At the Piombo store in Cortina d’Ampezzo, “People wait outside the store for maybe 10, 20 minutes because the store is super small. They can’t enter because of the traffic. On the back of this success I decided to explore the interest of stand-alone Piombo stores, internationally.
“OVS, the full format, is quite big. It’s like another variation of H&M or Gap Inc. — companies with mandates to try to accommodate every customer need. But Piombo is very focused and unique.”
In the U.S., with Piombo, “I feel that we are offering something really new,” Beraldo said. “I know a little bit about the U.S. market. As a manager, an entrepreneur, a person, you can imagine how many times I have visited the States. Many years ago, I thought what J.Crew was doing was something really interesting. Since then, I haven’t seen many other new things in that price range, in that customer base range, maybe with the exception of Aritzia women’s.

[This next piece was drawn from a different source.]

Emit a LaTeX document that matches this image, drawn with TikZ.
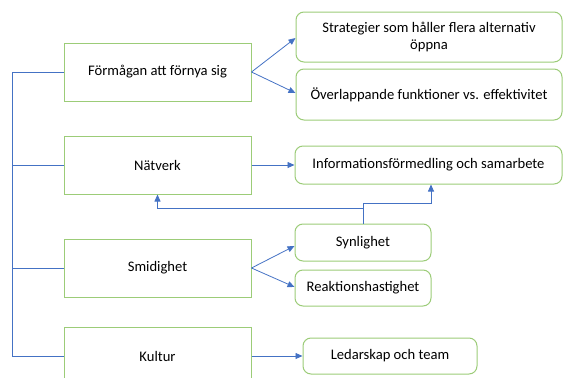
\documentclass[tikz,border=0pt]{standalone}
\usepackage{fontspec}
\setmainfont{Carlito}
\usetikzlibrary{arrows.meta}
\definecolor{boxgreen}{RGB}{156,204,120}
\definecolor{linkblue}{RGB}{68,114,196}
\tikzset{
  mainbox/.style = {rectangle, draw=boxgreen, line width=1pt, fill=white, align=center, inner sep=2pt, minimum width=187pt, minimum height=58pt, font=\fontsize{14.6}{17}\selectfont},
  subbox/.style = {rectangle, rounded corners=8pt, draw=boxgreen, line width=1pt, fill=white, align=center, inner sep=2pt, font=\fontsize{14.6}{17}\selectfont},
  link/.style = {draw=linkblue, line width=0.8pt, -{Triangle[length=7pt,width=6pt]}},
  spine/.style = {draw=linkblue, line width=0.8pt}
}
\begin{document}
\begin{tikzpicture}[x=1pt, y=-1pt]
    \useasboundingbox (0,0) rectangle (563,378);
    % left column
    \node[mainbox] (formaga) at (157.5,72) {Förmågan att förnya sig};
    \node[mainbox] (natverk) at (157.5,165) {Nätverk};
    \node[mainbox] (smidighet) at (157.5,268) {Smidighet};
    \node[mainbox] (kultur) at (157.5,356) {Kultur};
    % right column
    \node[subbox, minimum width=266pt, minimum height=50pt] (strategier) at (429,37) {Strategier som håller flera alternativ\\öppna};
    \node[subbox, minimum width=266pt, minimum height=51pt] (overlapp) at (429,94.5) {Överlappande funktioner vs. effektivitet};
    \node[subbox, minimum width=267pt, minimum height=38pt] (info) at (428.5,165) {Informationsförmedling och samarbete};
    \node[subbox, minimum width=136pt, minimum height=37pt] (synlighet) at (363,242.5) {Synlighet};
    \node[subbox, minimum width=136pt, minimum height=36pt] (reaktion) at (363,288) {Reaktionshastighet};
    \node[subbox, minimum width=174pt, minimum height=36pt] (ledarskap) at (390,356) {Ledarskap och team};
    % spine on the left
    \coordinate (spinetop) at (12,72);
    \draw[spine] (formaga.west) -- (spinetop) -- (spinetop |- kultur.west) -- (kultur.west);
    \draw[spine] (natverk.west) -- (natverk.west -| spinetop);
    \draw[spine] (smidighet.west) -- (smidighet.west -| spinetop);
    % arrows
    \draw[link] (formaga.east) -- ([yshift=-1pt]strategier.west);
    \draw[link] (formaga.east) -- ([yshift=1.5pt]overlapp.west);
    \draw[link] (natverk.east) -- (info.west);
    \draw[link] (smidighet.east) -- ([yshift=-3.5pt]synlighet.west);
    \draw[link] (smidighet.east) -- ([yshift=1pt]reaktion.west);
    \draw[link] (kultur.east) -- (ledarskap.west);
    \draw[link] (synlighet.north) -- ++(0,-15) -| (natverk.south);
    \draw[link] (synlighet.north) -- ++(0,-20) -| ([xshift=2.5pt]info.south);
\end{tikzpicture}
\end{document}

“So that’s why we decided only with Piombo and not with all the OVS assets” to enter the U.S. “Maybe one small part of New York can appreciate what we are doing with Piombo. It’s more unique, more precise, more incredible, in my opinion. There’s nothing similar in the market in this moment, for sure.”
Asked if Piombo in SoHo is a test to gauge the viability of additional stores in the U.S., the CEO replied, “We don’t need 100 Piombo stores in the U.S. We opened one. Let’s see what happens and then we decide the next step. If it works, for sure we continue with San Francisco, Los Angeles, maybe Boston, but we will not go in the Midwest. I don’t think it would work there. So let’s be gradual.”
Do people in the U.S. have an awareness of the Piombo brand? “Not at all,” Beraldo admitted. “Maybe those addicted to fashion know Massimo Piombo the designer because of his history but I don’t think they know Piombo as a brand or as a store.
“Massimo is like a painter. If you looked at each of his colors independently, you might consider they wouldn’t work together, but he has this ability to combine colors in a fascinating way. He also has an incredible passion for textures, for fabrics, and the final result is a bit eccentric, if I may say, and is a bit extravagant, if I may say, but extremely commercial. So you can wear it to go to the office, maybe you have a small scarf that makes you different. You can combine shirts, a dress, the denim, a chino, the stripes in different ways that make you feel different.
“The whole SoHo store we painted in just one color, a very vibrant sky blue. It’s totally different,” said Massimo Piombo. “The most important thing is Piombo brings a new energy to the fashion world. It’s a completely different approach. It’s eclectic with a touch of fantasy and elegance, a touch of creativity and also classic and simple, sophisticated and playful, but all at incredible Piombo prices.”
OVS, while cautiously entering the U.S. with Piombo, is planning further maneuvers. According to Beraldo, starting in June or July this year Piombo will be available online in the U.S., and Piombo could open a second store which would be for Piombo Kids. Stefanel, acquired by OVS two years ago, “might come back in the U.S.,” Beraldo added, noting that the previous owner shut down all of the Stefanel U.S. stores.
“Let’s see. Give me some time for all of this,” Beraldo said. “Let me learn.”